Japan warns over North Korean 'charm offensive'
Japan has told an international meeting on North Korea that the world should not be blinded by Pyongyang's recent "charm offensive".
Foreign Minister Taro Kono's comments come as the Koreas discuss Pyongyang's plans to take part in February's Winter Olympics in the South.
A flurry of ideas to emerge include sending a huge cheerleader squad over the land border.
Ministers attending the talks in Canada agreed to raise pressure on Pyongyang.
But the 20 foreign ministers in Vancouver also expressed support for the ongoing North-South discussions.
North Korea has in the past two years rapidly advanced its nuclear and conventional weapons programmes, despite increasing international sanctions.
Its latest ballistic test, on 28 November, sparked a new series of fresh sanctions from the UN, which targeted petrol shipments and travel.
But North Korean leader Kim Jong-un said in early January that he was "open to dialogue" with the South and proposed sending a delegation to the Games in Pyeongchang, South Korea, next month.
The two Koreas subsequently held their first high-level talks in more than two years on how to make this happen.
Amid enthusiasm at apparently easing tensions, ideas to emerge from the talks reportedly include:
- A proposal from North Korea to send a 230-strong cheerleading squad to the South over the land border
- The formation of a joint women's ice hockey team
- Marching together at the Games' opening ceremony
The inter-Korean talks have been credited with easing tensions on the peninsula, but Mr Kono urged countries not to let their guard down.
"I am aware that some people argue that because North Korea is engaging in inter-Korean dialogue, we should reward them by lifting up sanctions or by providing some sort of assistance," he said.
"Frankly I think this view is just too naive.
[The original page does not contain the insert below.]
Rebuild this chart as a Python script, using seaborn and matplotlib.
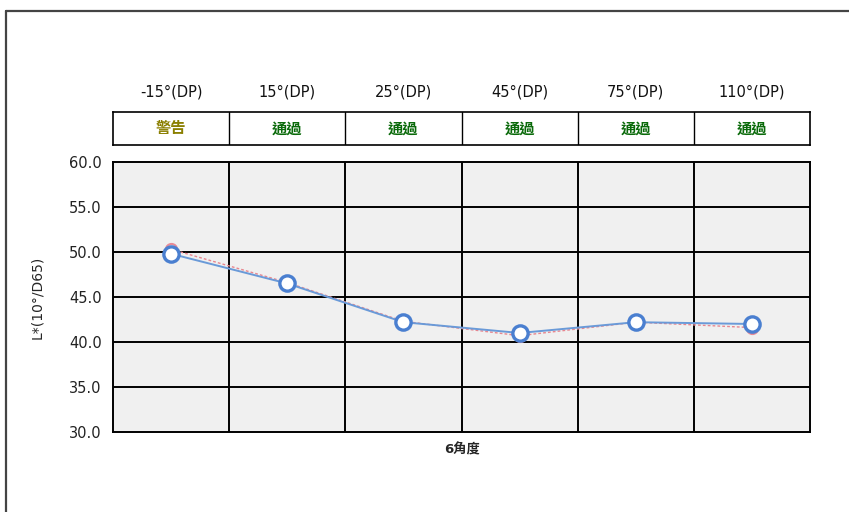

I believe that North Korea wants to buy some time to continue their nuclear missile programme."
The US echoed his remarks, with Secretary of State Rex Tillerson calling for an increase in pressure on Pyongyang to the point where it "must come to the table for credible negotiations".
South Korean Foreign Minister Kang Kyung-wha told the meeting she believed recent sanctions and pressure had a part to play in North Korea's recent willingness for talks.
"Indeed the concerted efforts of the international community have begun to bear fruit," she said.
In their final joint statement, the 20 nations said they would consider imposing tougher sanctions on Pyongyang going beyond those required by UN Security Council resolutions.
The day-long meeting was co-hosted by the US and Canada. China and Russia, two of Pyongyang's biggest allies, were not invited.
Both countries have been accused of not putting enough pressure on Pyongyang to stop it from developing its nuclear ambitions.
Beijing dismissed the meeting as "illegitimate".
"The most important relevant parties of the Korean peninsula issue haven't taken part in the meeting so I don't think the meeting is legal or representative," said Chinese foreign ministry spokesman Lu Kang.